Third, a vast majority of deployments do _not_ accept defaults. I know that both Red Hat and Debian go for third party network managers (networkmanager and Debian's ifup/ifdown stuff) and rsyslogd was there on a default install of both Debian Buster and CentOS 8 iirc.

Finally, I repeat, systemd is a monorepo which contains many programs. Sure, you can argue about how they're tightly bound, but I can point you towards FreeBSD/OpenBSD if you'd want them to be broken up into separate repos to be more "unix-y", and if you look at systemd PID1 it's a fairly small binary which doesn't seem to offer many security holes.

Finally the biggest mistakes systemd project did is on the marketing and strategy sides.

Would have they remove the "systemd-" prefix from all side binaries and marketted them as independant projects on the website, made them usable without systemd and maybe on sub repositories, would have the systemd project just had to explain "yes we rewrite ntp, dns, etc, why not ?"

Instead they received complains about a "bloat ware" while often rewrites of industry-standard by unknown/junior people are acclaimed on HN :)

Even better, they could have integrated chronyd or others by creating "systemd integration standards" and submitting patches to these projects to gain community support and permit an easy switch to one or another implementation and let the users chose. Though it s still already easy to use something else than timesyncd on centos at least, thanks to systemd project and distri maintainers too :)

You can't have any stable integration standard when systemd's scope is ever increasing, or paper it over with marketing. Even stuff like home directories now Must Be Improved.

It isn't comparable with typical rewriting of industry-standard by newbies.

thank you for the follow up. You have made some good points but I couldn't find any explanation to what you said : systemd talking to the network before I even have the client firewall up.
Worth noting that these are optional. You can forward logs to your preferred syslog daemon. You can turn off resolved, timesyncd, networkd and use something else instead of them.
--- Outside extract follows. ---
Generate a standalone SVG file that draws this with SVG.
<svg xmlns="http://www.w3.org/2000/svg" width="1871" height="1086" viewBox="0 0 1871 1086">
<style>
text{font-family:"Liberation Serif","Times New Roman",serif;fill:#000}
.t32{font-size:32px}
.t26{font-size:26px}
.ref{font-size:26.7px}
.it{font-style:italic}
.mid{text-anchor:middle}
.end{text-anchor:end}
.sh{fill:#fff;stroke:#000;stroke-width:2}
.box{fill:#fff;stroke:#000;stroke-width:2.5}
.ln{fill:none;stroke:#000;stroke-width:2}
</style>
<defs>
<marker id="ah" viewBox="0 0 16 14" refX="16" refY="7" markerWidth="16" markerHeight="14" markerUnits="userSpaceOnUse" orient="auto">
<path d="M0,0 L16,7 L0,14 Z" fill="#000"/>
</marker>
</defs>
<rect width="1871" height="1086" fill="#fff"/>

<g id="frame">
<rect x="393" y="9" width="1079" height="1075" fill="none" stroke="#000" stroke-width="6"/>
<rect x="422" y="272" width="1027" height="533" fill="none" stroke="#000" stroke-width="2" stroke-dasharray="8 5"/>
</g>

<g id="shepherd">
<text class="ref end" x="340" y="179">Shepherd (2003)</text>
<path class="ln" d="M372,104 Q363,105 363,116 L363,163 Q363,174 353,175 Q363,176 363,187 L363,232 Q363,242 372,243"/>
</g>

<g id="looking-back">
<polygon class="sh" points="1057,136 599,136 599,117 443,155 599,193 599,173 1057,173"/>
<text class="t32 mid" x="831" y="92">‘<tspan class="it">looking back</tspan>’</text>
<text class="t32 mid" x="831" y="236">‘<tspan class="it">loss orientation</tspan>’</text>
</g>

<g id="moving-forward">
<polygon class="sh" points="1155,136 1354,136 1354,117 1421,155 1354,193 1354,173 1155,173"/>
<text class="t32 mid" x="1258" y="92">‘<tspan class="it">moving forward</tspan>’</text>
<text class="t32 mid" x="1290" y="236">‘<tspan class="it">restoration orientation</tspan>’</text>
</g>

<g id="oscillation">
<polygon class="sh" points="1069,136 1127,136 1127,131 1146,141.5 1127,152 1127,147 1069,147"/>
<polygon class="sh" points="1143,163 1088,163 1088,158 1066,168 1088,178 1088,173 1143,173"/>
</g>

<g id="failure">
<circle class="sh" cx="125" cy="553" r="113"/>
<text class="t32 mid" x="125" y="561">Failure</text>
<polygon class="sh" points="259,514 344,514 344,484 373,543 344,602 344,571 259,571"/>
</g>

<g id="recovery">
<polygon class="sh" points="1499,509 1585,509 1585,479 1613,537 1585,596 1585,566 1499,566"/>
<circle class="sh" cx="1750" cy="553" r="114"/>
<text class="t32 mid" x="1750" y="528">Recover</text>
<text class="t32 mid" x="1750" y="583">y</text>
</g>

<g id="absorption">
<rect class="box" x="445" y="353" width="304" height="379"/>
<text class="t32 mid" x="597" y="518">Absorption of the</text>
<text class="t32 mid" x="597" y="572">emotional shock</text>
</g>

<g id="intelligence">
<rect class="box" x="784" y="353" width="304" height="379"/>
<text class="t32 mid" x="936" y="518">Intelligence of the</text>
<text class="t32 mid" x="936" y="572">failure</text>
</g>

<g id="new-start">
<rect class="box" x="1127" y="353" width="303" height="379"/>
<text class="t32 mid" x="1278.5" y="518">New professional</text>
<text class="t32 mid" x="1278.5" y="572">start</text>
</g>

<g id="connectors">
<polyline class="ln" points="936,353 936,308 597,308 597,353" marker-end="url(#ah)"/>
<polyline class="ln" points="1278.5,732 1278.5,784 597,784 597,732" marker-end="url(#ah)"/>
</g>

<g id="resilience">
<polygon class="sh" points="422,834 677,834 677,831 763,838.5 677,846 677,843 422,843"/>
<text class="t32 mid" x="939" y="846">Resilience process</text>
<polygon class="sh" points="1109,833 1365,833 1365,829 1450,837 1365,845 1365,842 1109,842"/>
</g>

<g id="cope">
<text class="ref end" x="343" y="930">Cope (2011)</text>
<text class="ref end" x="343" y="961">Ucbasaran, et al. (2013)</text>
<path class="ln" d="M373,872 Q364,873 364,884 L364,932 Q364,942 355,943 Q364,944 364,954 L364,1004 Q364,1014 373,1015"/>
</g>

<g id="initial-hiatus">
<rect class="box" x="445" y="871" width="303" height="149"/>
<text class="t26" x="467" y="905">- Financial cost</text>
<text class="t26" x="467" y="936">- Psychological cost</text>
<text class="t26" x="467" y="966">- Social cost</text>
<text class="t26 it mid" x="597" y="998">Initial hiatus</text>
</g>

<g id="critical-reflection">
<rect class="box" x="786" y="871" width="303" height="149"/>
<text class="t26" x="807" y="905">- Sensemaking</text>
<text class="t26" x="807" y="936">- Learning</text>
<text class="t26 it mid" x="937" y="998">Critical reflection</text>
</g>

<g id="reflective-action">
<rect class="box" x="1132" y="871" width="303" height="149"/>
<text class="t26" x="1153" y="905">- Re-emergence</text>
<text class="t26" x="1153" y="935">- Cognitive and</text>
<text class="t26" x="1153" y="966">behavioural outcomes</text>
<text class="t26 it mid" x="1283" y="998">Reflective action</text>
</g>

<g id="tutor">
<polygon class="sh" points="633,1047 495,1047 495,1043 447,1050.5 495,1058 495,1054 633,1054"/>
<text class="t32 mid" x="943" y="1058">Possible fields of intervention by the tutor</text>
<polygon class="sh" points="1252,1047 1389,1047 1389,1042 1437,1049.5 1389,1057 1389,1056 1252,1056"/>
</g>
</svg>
It's not ideal when looking at the whole environment, but specifically for our services - we've got the choice.

Systemd's scope is increasing over time, most recently with handling system /home directories. Seems very possible that the ability to disable features in the future versions of systemd will be removed because they do not have the required integration into systemd's view of the world.

In any case it's the default behavior of systems that should be secure and systemd is the exact opposite of that.